Grecian Terra-cotta Statuette

(In the British Museum)

These obvious points of difference are sufficient to substantiate the result which we wish to arrive at. The “honesty and openness” of the Doric character, the noble simplicity of the ancient times of Greece, soon disappeared in this tumultuous age. Sparta therefore and the Peloponnesians emerge from the contest, altered, and as it were reversed; and even before its termination appear in a character of which they had before probably contained only the first seeds.

[460-405 B.C.]

But in the second half of the war, when the Spartans gave up their great armaments by land, and began to equip fleets with hired seamen; when they had learnt to consider money as the chief instrument of warfare, and begged it at the court of Persia; when they sought less to protect the states joined to them by affinity and alliance, than to dissolve the Athenian confederacy; when they began to secure conquered states by harmosts of their own, and by oligarchs forced upon the people, and found that the secret management of the political clubs was more to their interest than open negotiation with the government; we see developed on the one hand an energy and address, which was first manifested in the enterprises of the great Brasidas, and on the other a worldly policy, as was shown in Gylippus, and afterwards more strongly in Lysander; when the descendants of Hercules found it advisable to exchange the lion’s for the fox’s skin.

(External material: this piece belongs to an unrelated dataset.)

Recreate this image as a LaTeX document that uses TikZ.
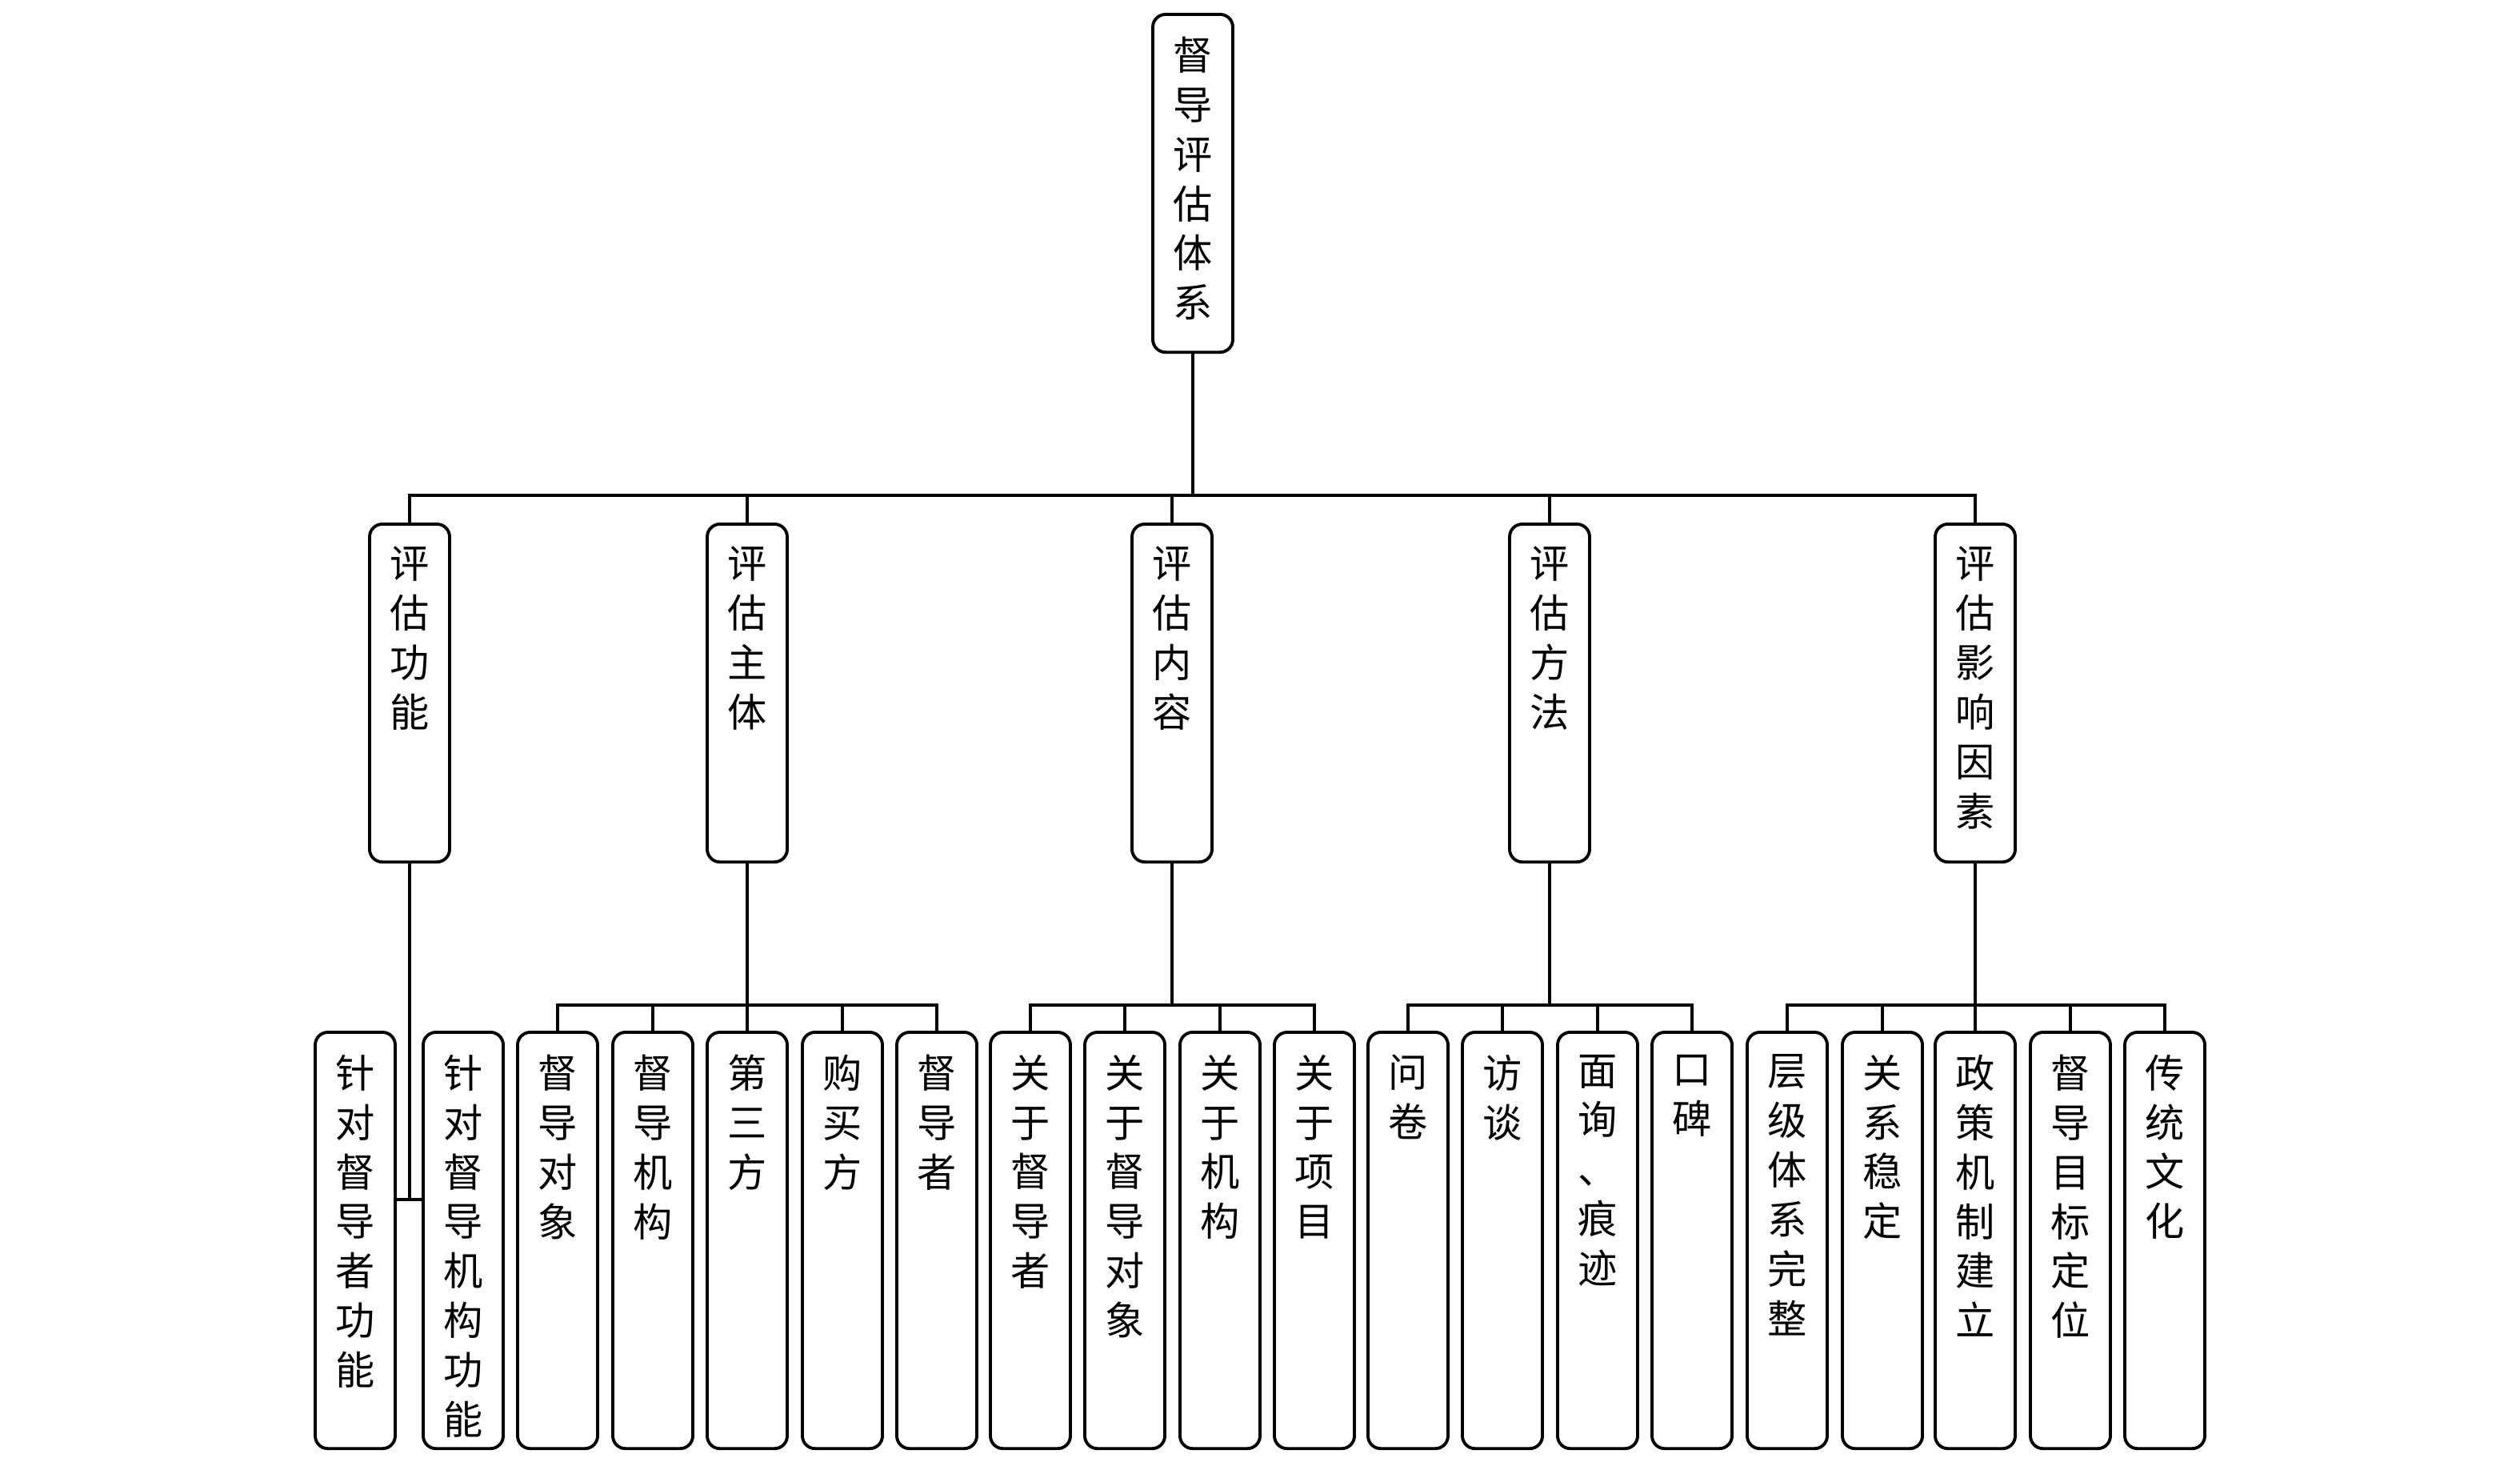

And since the enterprises conducted in the spirit of earlier times either wholly failed or else remained fruitless, this new system, though the state had inwardly declined, brought with it, by the mockery of fate, external fame and victory.[b]

Whatever nobility of creed the Sparta-loving Müller has, as above, claimed for Sparta up to this time, it is certain that the sudden accession of vast and unforeseen power changed her to a mood in which, as Bury says, “she cynically set aside her high moral professions and yielded to a lust for oppression.” Grote was no lover of Sparta and yet he substantiates well his accusations against her.[a]

GROTE’S COMPARISON OF SPARTAN AND ATHENIAN RULE

[405-404 B.C.]

The Spartan empire began with the decisive victory of Ægospotami in the Hellespont (September or October 405 B.C.). The whole power of Athens was thus annihilated, and nothing remained for the Lacedæmonians to master except the city itself and Piræus; a consummation certain to happen, and actually brought to pass in April 404 B.C., when Lysander entered Athens in triumph, dismantled Piræus, and demolished a large portion of the Long Walls. With the exception of Athens herself—whose citizens deferred the moment of subjection by an heroic, though unavailing, struggle against the horrors of famine—and of Samos, no other Grecian city offered any resistance to Lysander after the battle of Ægospotami; which in fact not only took away from Athens her whole naval force, but transferred it all over to him, and rendered him admiral of a larger Grecian fleet than had ever been seen together since the battle of Salamis.

The allies, especially Thebes and Corinth, not only relented in their hatred and fear of Athens, now that she had lost her power—but even sympathised with her suffering exiles, and became disgusted with the self-willed encroachments of Sparta; while the Spartan king Pausanias, together with some of the ephors, were also jealous of the arbitrary and oppressive conduct of Lysander.